Source code of charts:
#####
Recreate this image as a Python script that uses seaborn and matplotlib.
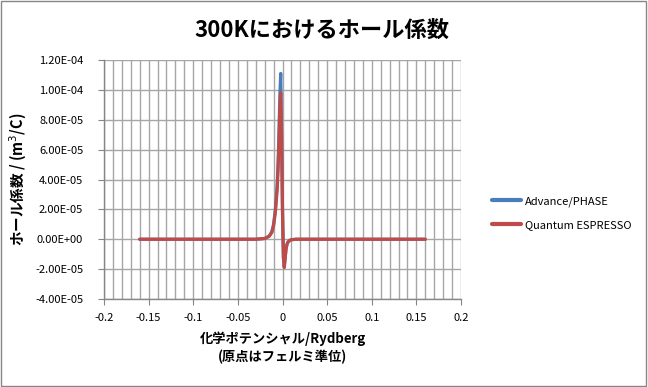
import numpy as np
import pandas as pd
import matplotlib
matplotlib.use("Agg")
import matplotlib.pyplot as plt
import seaborn as sns
from matplotlib.ticker import MultipleLocator, FuncFormatter

# chemical potential (Rydberg), origin = Fermi level
mu = [-0.16, -0.12, -0.08, -0.05, -0.03, -0.02, -0.015, -0.012, -0.01, -0.008,
      -0.006, -0.005, -0.004, -0.003, -0.002, -0.001, 0.0, 0.001, 0.002, 0.003,
      0.004, 0.005, 0.006, 0.008, 0.01, 0.015, 0.02, 0.05, 0.08, 0.12, 0.16]
# Hall coefficient (m^3/C)
advance_phase = [0, 0, 0, 0, 0, 0.05e-5, 0.2e-5, 0.5e-5, 1.0e-5, 2.0e-5,
                 3.6e-5, 5.0e-5, 7.0e-5, 9.6e-5, 11.1e-5, 7.0e-5, 2.0e-5, -1.2e-5, -1.85e-5, -1.2e-5,
                 -0.6e-5, -0.35e-5, -0.2e-5, -0.08e-5, -0.03e-5, 0, 0, 0, 0, 0, 0]
quantum_espresso = [0, 0, 0, 0, 0, 0.05e-5, 0.2e-5, 0.45e-5, 0.9e-5, 1.8e-5,
                    3.3e-5, 4.6e-5, 6.5e-5, 8.8e-5, 9.8e-5, 6.5e-5, 1.8e-5, -1.2e-5, -1.9e-5, -1.25e-5,
                    -0.65e-5, -0.35e-5, -0.2e-5, -0.08e-5, -0.03e-5, 0, 0, 0, 0, 0, 0]
series_names = ["Advance/PHASE", "Quantum ESPRESSO"]
y_ticks = [-4e-5, -2e-5, 0, 2e-5, 4e-5, 6e-5, 8e-5, 1e-4, 1.2e-4]
x_ticks = [-0.2, -0.15, -0.1, -0.05, 0, 0.05, 0.1, 0.15, 0.2]
x_tick_labels = ["-0.2", "-0.15", "-0.1", "-0.05", "0", "0.05", "0.1", "0.15", "0.2"]

df = pd.DataFrame({
    "mu": mu * 2,
    "R": advance_phase + quantum_espresso,
    "series": [series_names[0]] * len(mu) + [series_names[1]] * len(mu),
})

sns.set_style("white")
plt.rcParams['font.family'] = ['Noto Sans CJK JP', 'DejaVu Sans']
plt.rcParams['text.color'] = 'black'
plt.rcParams['axes.labelcolor'] = 'black'
plt.rcParams['xtick.color'] = 'black'
plt.rcParams['ytick.color'] = 'black'

fig = plt.figure(figsize=(6.48, 3.87), dpi=100)
ax = fig.add_axes([104/648, 1-299/387, (461-104)/648, (299-60)/387])

sns.lineplot(data=df, x="mu", y="R", hue="series", ax=ax,
             palette={series_names[0]: "#4A7EBB", series_names[1]: "#BE4B48"},
             linewidth=2.3, legend=True)

ax.set_xlim(-0.2, 0.2)
ax.set_ylim(-4e-5, 1.2e-4)
ax.set_xticks(x_ticks)
ax.xaxis.set_minor_locator(MultipleLocator(0.01))
ax.set_yticks(y_ticks)
ax.set_xticklabels(x_tick_labels)
ax.yaxis.set_major_formatter(FuncFormatter(lambda v, p: "%.2E" % v))
ax.grid(True, which="both", axis="x", color="#A6A6A6", linewidth=1.0)
ax.grid(True, which="major", axis="y", color="#A6A6A6", linewidth=1.0)
ax.tick_params(axis="both", which="major", labelsize=8, length=4, direction="out",
               color="#868686", labelcolor="black")
ax.tick_params(axis="y", which="major", pad=11)
ax.tick_params(axis="x", which="major", pad=6)
ax.tick_params(axis="x", which="minor", length=0)
ax.tick_params(left=True, bottom=True)
for s in ax.spines.values():
    s.set_color("#868686")
    s.set_linewidth(1.0)
ax.spines["top"].set_visible(False)
ax.spines["right"].set_visible(False)
ax.set_axisbelow(True)

ax.set_xlabel("化学ポテンシャル/Rydberg\n(原点はフェルミ準位)", fontsize=9.5, fontweight="bold",
              labelpad=6, color="black", linespacing=1.35)
ax.set_ylabel("ホール係数 / (m$^3$/C)", fontsize=10.5, fontweight="bold", color="black")
ax.yaxis.set_label_coords((29 - 104) / 357, 0.5)

leg = ax.legend(loc="center left", bbox_to_anchor=(1.06, 0.36), frameon=False,
                fontsize=8, handlelength=2.6, labelspacing=1.15, handletextpad=0.3)
for t in leg.get_texts():
    t.set_color("black")
for l in leg.get_lines():
    l.set_linewidth(3)

fig.text(0.497, 0.922, "300Kにおけるホール係数", ha="center", va="center",
         fontsize=16, fontweight="bold", color="black")

# chart border
fig.patches.append(plt.Rectangle((0.002, 0.003), 0.995, 0.994, transform=fig.transFigure,
                                 fill=False, edgecolor="#868686", linewidth=1.0))

fig.savefig("out.png", dpi=100)
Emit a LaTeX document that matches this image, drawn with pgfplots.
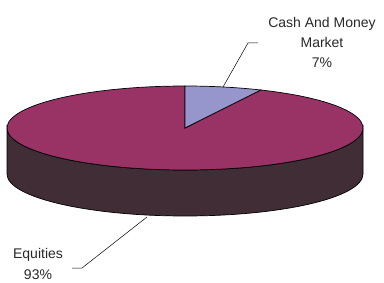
\documentclass[border=0pt]{standalone}
\usepackage{pgfplots}
\pgfplotsset{compat=1.18}
\usepackage{fontspec}
\setmainfont{Liberation Sans}
\definecolor{cashc}{RGB}{150,150,204}
\definecolor{eqc}{RGB}{153,51,102}
\definecolor{sidec}{RGB}{64,45,54}
\definecolor{txt}{RGB}{40,40,40}
\begin{document}
\begin{tikzpicture}
% data (percent)
\def\cashval{7}
\def\eqval{93}
\pgfmathsetmacro{\cx}{185}
\pgfmathsetmacro{\cy}{154}
\pgfmathsetmacro{\rx}{178}
\pgfmathsetmacro{\ry}{42}
\pgfmathsetmacro{\dep}{46}
\pgfmathsetmacro{\cyb}{\cy-\dep}
\pgfmathsetmacro{\a}{90-360*\cashval/(\cashval+\eqval)}
\pgfmathsetmacro{\ax}{\cx+\rx*cos(\a)}
\pgfmathsetmacro{\ay}{\cy+\ry*sin(\a)}
\pgfmathsetmacro{\lx}{\cx-\rx}
\pgfmathsetmacro{\rxx}{\cx+\rx}
\pgfmathsetmacro{\tp}{\cy+\ry}
\begin{axis}[scale only axis, width=384pt, height=282pt,
  xmin=0, xmax=384, ymin=0, ymax=282, hide axis, ticks=none, clip=false]
% side wall
\filldraw[fill=sidec, draw=black, line width=0.7pt]
  (axis cs:\lx,\cy) -- (axis cs:\lx,\cyb)
  arc[start angle=180, end angle=360, x radius=\rx, y radius=\ry]
  -- (axis cs:\rxx,\cy)
  arc[start angle=0, end angle=-180, x radius=\rx, y radius=\ry] -- cycle;
% equities top
\filldraw[fill=eqc, draw=black, line width=0.7pt]
  (axis cs:\cx,\cy) -- (axis cs:\ax,\ay)
  arc[start angle=\a, end angle=-270, x radius=\rx, y radius=\ry] -- cycle;
% cash top
\filldraw[fill=cashc, draw=black, line width=0.7pt]
  (axis cs:\cx,\cy) -- (axis cs:\cx,\tp)
  arc[start angle=90, end angle=\a, x radius=\rx, y radius=\ry] -- cycle;
% leaders
\draw[black, line width=0.5pt] (axis cs:223,195) -- (axis cs:248,239) -- (axis cs:258,239);
\draw[black, line width=0.5pt] (axis cs:147,65) -- (axis cs:82,14) -- (axis cs:72,14);
% labels
\node[text=txt, align=center, inner sep=0pt, font=\fontsize{14}{20}\selectfont] at (axis cs:322,240)
  {Cash And Money\\Market\\7\%};
\node[text=txt, align=center, inner sep=0pt, font=\fontsize{14}{21}\selectfont] at (axis cs:38,18)
  {Equities\\93\%};
\end{axis}
\pgfresetboundingbox
\useasboundingbox (current axis.south west) rectangle (current axis.north east);
\end{tikzpicture}
\end{document}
#####
GIVEN INSTRUCTION: Skip the pictures, please, and transcribe only the lines from the beginning of the material through the one that contains "from matplotlib.ticker import".

RESPONSE FOR THIS EXERCISE:
Recreate this image as a Python script that uses seaborn and matplotlib.
import numpy as np
import pandas as pd
import matplotlib
matplotlib.use("Agg")
import matplotlib.pyplot as plt
import seaborn as sns
from matplotlib.ticker import MultipleLocator, FuncFormatter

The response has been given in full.